A WARNING has been sounded over the threat to Welsh farming from tree planting, with cold calling from speculators on the up, according to one farming union.

The Farmers’ Union of Wales says it has a dossier of evidence to back-up industry concerns about afforestation in Wales.

All tree planting covering 50 hectares (ha) or more must first have an environmental impact assessment (EIA), a regulation that considers if that afforestation would have a significant effect on the environment.

In 2015 the land area applied for by landowners covered around 700ha in Wales, in 2021 it was close to 3,000ha.

What changed in that intervening six years was the acceptance that climate change is real and the onus put on every sector, from energy providers to airlines, to negate their carbon emissions.

A big surge in new carbon offsetting companies followed, businesses looking to profit from the carbon-offset.

There was a massive shift in government priorities too, including financial incentives for tree planting.

In Wales, as of October 2021, contracts offered under the Glastir Woodland Creation scheme were worth £9.3m and £1.3m of that total is being paid to businesses registered outside the country.
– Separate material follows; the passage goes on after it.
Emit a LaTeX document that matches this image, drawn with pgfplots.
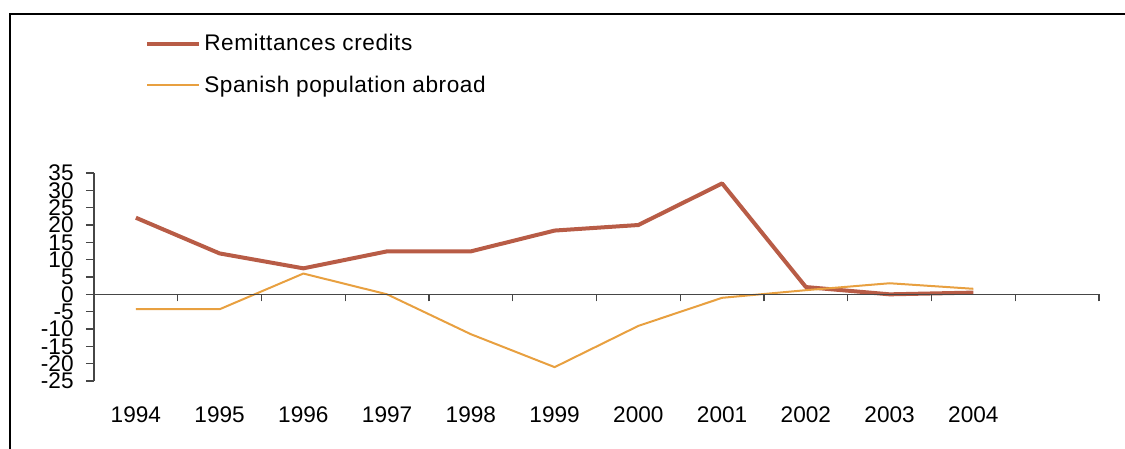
\documentclass[border=0pt]{standalone}
\usepackage{pgfplots}
\pgfplotsset{compat=1.18}
\usepackage{fontspec}
\setmainfont{Liberation Sans}
\newfontfamily\legfont[LetterSpace=2.5]{Liberation Sans}
\definecolor{remit}{RGB}{184,92,70}
\definecolor{spop}{RGB}{232,160,64}
\definecolor{axgray}{RGB}{70,70,70}
\begin{document}
\begin{tikzpicture}
\useasboundingbox (0,0) rectangle (562.5pt,-224.5pt);
\draw[black, line width=0.9pt] (5pt,-224.5pt) -- (5pt,-7pt) -- (562.5pt,-7pt);
% main axis
\begin{axis}[
  at={(47pt,-190.5pt)}, anchor=south west,
  scale only axis, width=502.5pt, height=104pt,
  xmin=-0.5, xmax=11.5, ymin=-25, ymax=35,
  axis lines*=left,
  x axis line style={draw=none},
  y axis line style={axgray, line width=0.6pt, -},
  xtick={0,...,10},
  xticklabels={1994,1995,1996,1997,1998,1999,2000,2001,2002,2003,2004},
  xticklabel style={anchor=center, yshift=-17pt, font=\fontsize{11.3}{11.3}\selectfont},
  xtick style={draw=none},
  ytick={-25,-20,...,35},
  ytick align=outside,
  ytick style={axgray, line width=0.6pt},
  major tick length=4pt,
  yticklabel style={anchor=east, inner sep=0pt, xshift=-6pt, font=\fontsize{11.3}{11.3}\selectfont},
  /pgf/number format/assume math mode=true,
  clip=false,
  legend style={draw=none, fill=none, at={(0.0507,1.6875)}, anchor=north west,
    font=\legfont\fontsize{11.3}{13}\selectfont, row sep=7pt, inner sep=0pt},
  legend cell align=left,
  legend image code/.code={\draw[#1] plot coordinates {(0pt,0pt) (13pt,0pt) (26pt,0pt)};},
]
\addplot[color=remit, line width=2pt, line join=round] coordinates {
 (0,22.1) (1,11.8) (2,7.5) (3,12.4) (4,12.4) (5,18.4) (6,20.0) (7,32.0) (8,2.1) (9,0.0) (10,0.5)};
\addlegendentry{\hspace{-0.5pt}Remittances credits}
\addplot[color=spop, line width=1pt, line join=round] coordinates {
 (0,-4.3) (1,-4.3) (2,6.0) (3,0.0) (4,-11.5) (5,-21.0) (6,-9.1) (7,-1.0) (8,1.2) (9,3.2) (10,1.6)};
\addlegendentry{\hspace{-0.5pt}Spanish population abroad}
\end{axis}
% zero line with category boundary ticks
\begin{axis}[
  at={(47pt,-190.5pt)}, anchor=south west,
  scale only axis, width=502.5pt, height=104pt,
  xmin=-0.5, xmax=11.5, ymin=-25, ymax=35,
  axis y line=none,
  axis x line=middle,
  x axis line style={axgray, line width=0.6pt, -},
  xtick={-0.5,0.5,...,11.5},
  xticklabels={},
  xtick style={axgray, line width=0.6pt, yshift=-1.75pt},
  major tick length=3.5pt,
  ytick=\empty,
]
\end{axis}
\end{tikzpicture}
\end{document}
The devolved government has an ambitious tree planting target – it is committed to getting 86 million trees planted by 2030 to meets its net zero target by 2050 – so farmers are questioning how this can be delivered if farmland is to be protected from afforestation.

However, deputy climate change minister Lee Waters says claims of mass applications for tree planting from outside Wales were “wide of the mark’’ and likened them to a trickle not an avalanche.

Of the 1,121 customers in the first 10 windows of the Glastir Woodland Creation scheme, 35 had registered addresses outside Wales; these included small projects and schemes by organisations such as the Woodland Trust, but also companies.

“We are not seeing any evidence of an avalanche, it is a trickle of applications,’’ said Mr Waters.

But climate change was an emergency, he said, and that meant changes to the status quo

“We have to change the ways we do things, including how we farm,’’ insisted Mr Waters, who has suggested that tree planting has become a convenient pantomime villain for those railing against the change.

He quoted the UK Climate Change Committee’s figure of 5,000ha of woodland that would need to be planted in Wales every year to 2030 to sequester carbon.

If every farm in Wales planted half a hectare on its land, Mr Waters calculates that “we would be halfway to that target’’.

It would require a 10 per cent change in land use, which he describes as “modest’’.

He insisted it was not a threat to the future of farming but required a change of approach.

Although there are big concerns about vast tracts of monocultures of conifers, these species are needed because they grow quickly, said Mr Waters, and the timber provides a valuable income stream for the Welsh rural economy.

He admitted that in the past the government had made it “far too difficult’’ for farmers to plant trees and, as a result, they had been disincentivised.

But systems had since been reviewed and the process was now easier, he insisted.